Let that sink in for a moment. I hope it tells you all you need to know…
They protested a memorial.
I want you to read the inscription on this monument carefully. I'm so grateful for whoever wrote it. They weren't worried about politics - they were writing truth.
"In memory of the unborn: The baby whose life was lost; the mother who regrets; the father who couldn't protect; the child who lost a sibling; and society, which is coarsened by every deliberate attack on innocent human life."
Read that again.
This inscription does something the abortion debate almost never does — it refuses to reduce the tragedy to a single victim. It names the baby. But then it names the mother who grieves. The father who was powerless to protect. The sibling who grew up with an empty chair at the table. And then it names us — all of us — as a society that is coarsened, roughened, hardened in our soul every single time we look the other way while innocent life is destroyed.
That is not political language. That is prophetic language.
That is the kind of truth that makes people uncomfortable — not because it is cruel, but because it is complete. It doesn't let anyone off the hook. Not the mother. Not the father. Not the lawmakers. Not the church that stayed quiet. Not society at large.
Every deliberate attack on innocent human life coarsens us. Every one.
A woman named Regina Paulsen was present at the unveiling. She previously managed the National Memorial for the Unborn in Chattanooga. And she said something that every person who dismisses this monument as "political" needs to hear:
"I had an abortion 34 years ago, and I am very grateful that this state wants to honor children that have been lost to abortion, because it is something that grieves the soul of those of us who have had one."
Friends, I want you to let that sink in for a moment…
The left has spent decades insisting that abortion is simply healthcare — a private decision, consequence-free, nothing to grieve. Regina Paulsen is one of millions of women who will tell you from their own experience that is a lie. Abortion grieves the soul. Her words. Not mine. Not a pastor's. Not a politician's.
A woman who made that choice — thirty-four years ago — standing at a monument to children like hers, grateful that someone finally said out loud what she has carried in her heart for three decades.
Predictably, the opposition did not disappoint.
Democratic Sen. Heidi Campbell of Nashville was among those objecting, and she offered what has become the left's standard-issue dismissal: "The Capitol is not a pulpit. It belongs to all Tennesseans."
I'd like to respond to that directly.
Senator, the Capitol grounds of Tennessee already house monuments to soldiers, war heroes, Holocaust victims, and victims of slavery. Every single one of those monuments makes a moral statement. Every single one of them says: these lives mattered, this evil was real, we will not forget.
The only question this monument raises is whether unborn children belong in that company.
And the answer — according to Psalm 139, according to Jeremiah 1:5, according to every honest reading of what science now confirms about life in the womb — is an unqualified yes.
The Capitol is not a pulpit, Senator. But neither is it neutral ground on the question of whether human beings deserve to be remembered.
You don't get to memorialize the Holocaust and then tell us that the unborn don't qualify. Those are not two consistent positions.

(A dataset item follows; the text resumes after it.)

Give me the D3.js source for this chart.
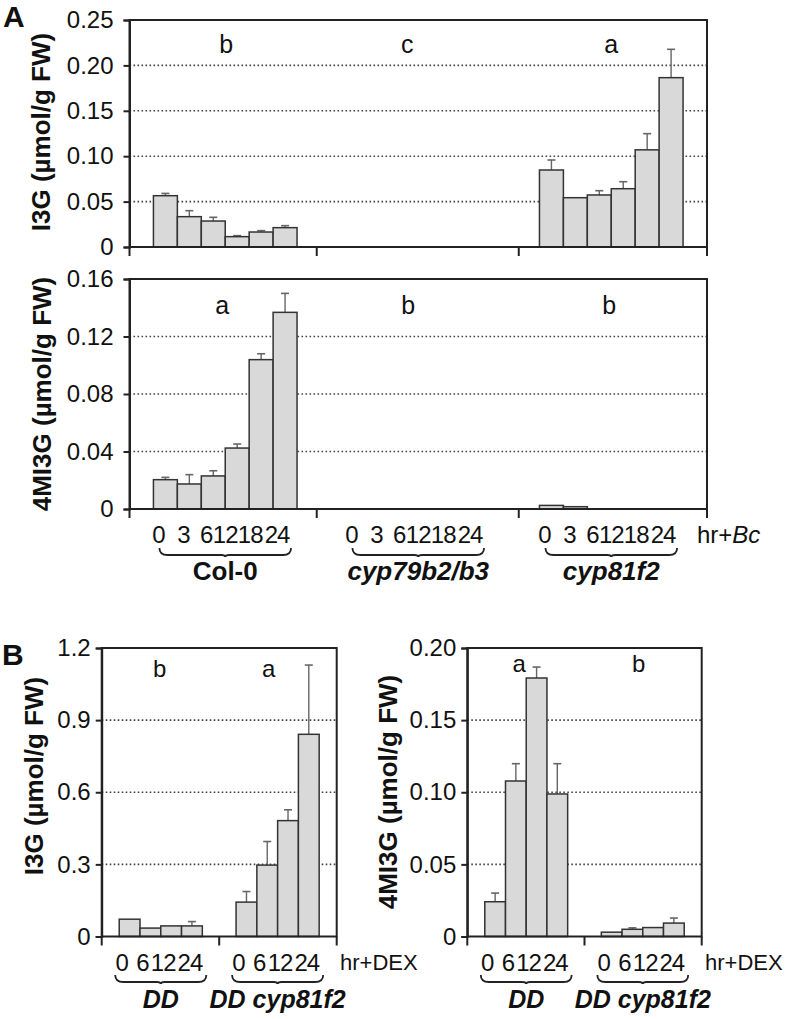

The crazy thing: this monument took eight years. Eight years of legislative battles, fundraising campaigns, opposition hearings, and delay after delay — all to place a granite marker on the southeast lawn of a state capitol, in memory of children who never got the chance to see it.
In 2018, when the bill was first passed, abortion was still fully legal in Tennessee. The legislators who voted for this monument did so knowing it would be controversial, knowing it would be fought, knowing it would not be popular with the editorial boards and the progressive class.
They did it anyway.
House Majority Leader William Lamberth put it plainly: "The Monument to Unborn Children affirms the fundamental truth that every human life is created in the image of God and possesses inherent worth and dignity."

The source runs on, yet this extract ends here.